Torvalds and Torokhov worked out a fix that preserved the old behavior for a specific passed-in buffer length, while allowing the new events to be delivered to any other users of the ioctl() that passed in the proper length. Torvalds commented: "Yeah, it's not pretty, but pragmatism before beauty."

It is, to some extent, a gray area. Regressions are bad for any number of reasons, but maintaining hackarounds for buggy user-space programs has its own set of problems. The hope is that eventually the need for the workaround goes away so that it can be removed. It would seem difficult to determine when the last user of the old synaptics driver finally upgrades, so this code could be with us for a long time. Given the alternative, the price seems worth it.

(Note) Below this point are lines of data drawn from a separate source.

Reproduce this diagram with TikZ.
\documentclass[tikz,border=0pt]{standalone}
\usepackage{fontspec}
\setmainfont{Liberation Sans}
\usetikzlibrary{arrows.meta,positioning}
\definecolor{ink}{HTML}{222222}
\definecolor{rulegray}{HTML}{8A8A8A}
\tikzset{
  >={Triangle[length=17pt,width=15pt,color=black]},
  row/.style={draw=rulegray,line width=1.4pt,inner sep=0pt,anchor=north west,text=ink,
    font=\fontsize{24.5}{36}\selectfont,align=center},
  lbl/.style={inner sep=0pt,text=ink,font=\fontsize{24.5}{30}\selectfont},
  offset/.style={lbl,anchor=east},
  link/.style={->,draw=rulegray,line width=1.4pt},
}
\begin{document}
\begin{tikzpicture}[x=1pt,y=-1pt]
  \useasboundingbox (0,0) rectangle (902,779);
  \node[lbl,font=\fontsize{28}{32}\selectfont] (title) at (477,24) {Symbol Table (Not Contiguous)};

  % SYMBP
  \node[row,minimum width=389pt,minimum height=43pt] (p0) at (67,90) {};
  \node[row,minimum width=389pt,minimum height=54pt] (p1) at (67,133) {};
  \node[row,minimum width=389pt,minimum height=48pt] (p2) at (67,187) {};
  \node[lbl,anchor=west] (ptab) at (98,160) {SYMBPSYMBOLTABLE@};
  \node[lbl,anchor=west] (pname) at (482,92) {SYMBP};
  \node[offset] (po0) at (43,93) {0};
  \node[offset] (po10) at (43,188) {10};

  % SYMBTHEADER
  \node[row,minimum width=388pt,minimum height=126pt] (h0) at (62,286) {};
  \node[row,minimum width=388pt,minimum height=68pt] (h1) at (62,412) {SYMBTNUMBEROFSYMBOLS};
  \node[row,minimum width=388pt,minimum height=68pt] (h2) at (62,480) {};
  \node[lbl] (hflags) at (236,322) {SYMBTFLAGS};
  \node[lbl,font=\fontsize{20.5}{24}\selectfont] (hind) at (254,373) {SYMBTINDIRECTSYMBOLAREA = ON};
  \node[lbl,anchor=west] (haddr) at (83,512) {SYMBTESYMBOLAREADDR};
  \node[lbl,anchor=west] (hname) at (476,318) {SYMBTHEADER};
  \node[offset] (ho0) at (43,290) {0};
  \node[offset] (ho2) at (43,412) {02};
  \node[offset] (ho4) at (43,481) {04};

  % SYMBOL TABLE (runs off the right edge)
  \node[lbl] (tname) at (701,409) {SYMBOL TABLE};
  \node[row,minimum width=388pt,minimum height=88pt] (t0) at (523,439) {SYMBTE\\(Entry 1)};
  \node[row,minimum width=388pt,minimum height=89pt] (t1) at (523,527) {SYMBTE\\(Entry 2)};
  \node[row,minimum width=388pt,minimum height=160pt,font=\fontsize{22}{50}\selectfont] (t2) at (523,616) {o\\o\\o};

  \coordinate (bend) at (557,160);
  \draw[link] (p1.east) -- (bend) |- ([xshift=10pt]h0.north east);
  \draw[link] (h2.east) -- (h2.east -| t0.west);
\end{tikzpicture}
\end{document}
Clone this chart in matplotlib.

Though Torvalds was absolute in condemning any known regression, even for programs that are clearly misusing an interface, there must be a line somewhere. If some obscure program, with few users, gets broken by the kernel doing something documented and reasonable, it is hard to imagine that this kind of workaround will be required. This particular problem was relatively easy to decide, the next might not be.


(Log in to post comments)

Can user-space bugs be kernel regressions?

Posted Aug 6, 2008 22:08 UTC (Wed) by Felix_the_Mac (guest, #32242) [Link]


What about putting in a new config option that defaults to the old behaviour?

Thereby people building the new kernel on older systems would not hit the bug but
distributions could ship their next release with the fix enabled so that in time the old,
buggy, behaviour could be removed. 

Can user-space bugs be kernel regressions?

Posted Aug 6, 2008 22:59 UTC (Wed) by bboissin (subscriber, #29506) [Link]

Are exploits considered valid applications ? ;)

"Upgrading my kernel makes my local root exploit not work anymore"

Why not do both?

Posted Aug 7, 2008 2:40 UTC (Thu) by smitty_one_each (subscriber, #28989) [Link]

If the driver has a bug, fix it.
Then patch the kernel.
A hybrid approach, after the Paris Hilton model.

Why not do both?

Posted Aug 7, 2008 9:35 UTC (Thu) by k3ninho (subscriber, #50375) [Link]

There's a third step: mark the kernel patch as Deprecated and schedule its eventual removal
for a point when the driver should be reasonably well-available in the wild.

K3n.

Why not do both?

Posted Aug 7, 2008 13:00 UTC (Thu) by bangert (subscriber, #28342) [Link]

exactly. was the driver fixed?

Why not do both?

Posted Aug 7, 2008 13:54 UTC (Thu) by jcristau (subscriber, #41237) [Link]

Can user-space bugs be kernel regressions?

Posted Aug 7, 2008 16:26 UTC (Thu) by NRArnot (subscriber, #3033) [Link]

Should it not be standard practice that if a user passes an N-byte buffer and the kernel has
less than N bytes to store in it, the rest should nevertheless be written (for example
zeroed)? This would avoid the possibility of latent bugs such as this one biting years later.
Instead, they'd probably bite while the original code was being debugged, and even if not, the
bug would clearly be seen to be a latent memory-corruption bug in userspace and not anything
that's the kernel's fault.

Can user-space bugs be kernel regressions?

Posted Aug 7, 2008 20:30 UTC (Thu) by davecb (subscriber, #1574) [Link]

That might be an interesting thing to propose to the LKML
as a janitorial project. Of course, it would need to
default off for the interfaces we find broken right now (;-))
but over time it would close this ABI hole...

--dave (ex-ABI team guy) c-b

Can user-space bugs be kernel regressions?

Posted Aug 12, 2008 15:26 UTC (Tue) by evgeny (guest, #774) [Link]

Do all other OS'es the driver is used for have the same level (8-fold) of permissiveness?? Or
is Linux the only OS "user" of Xorg today?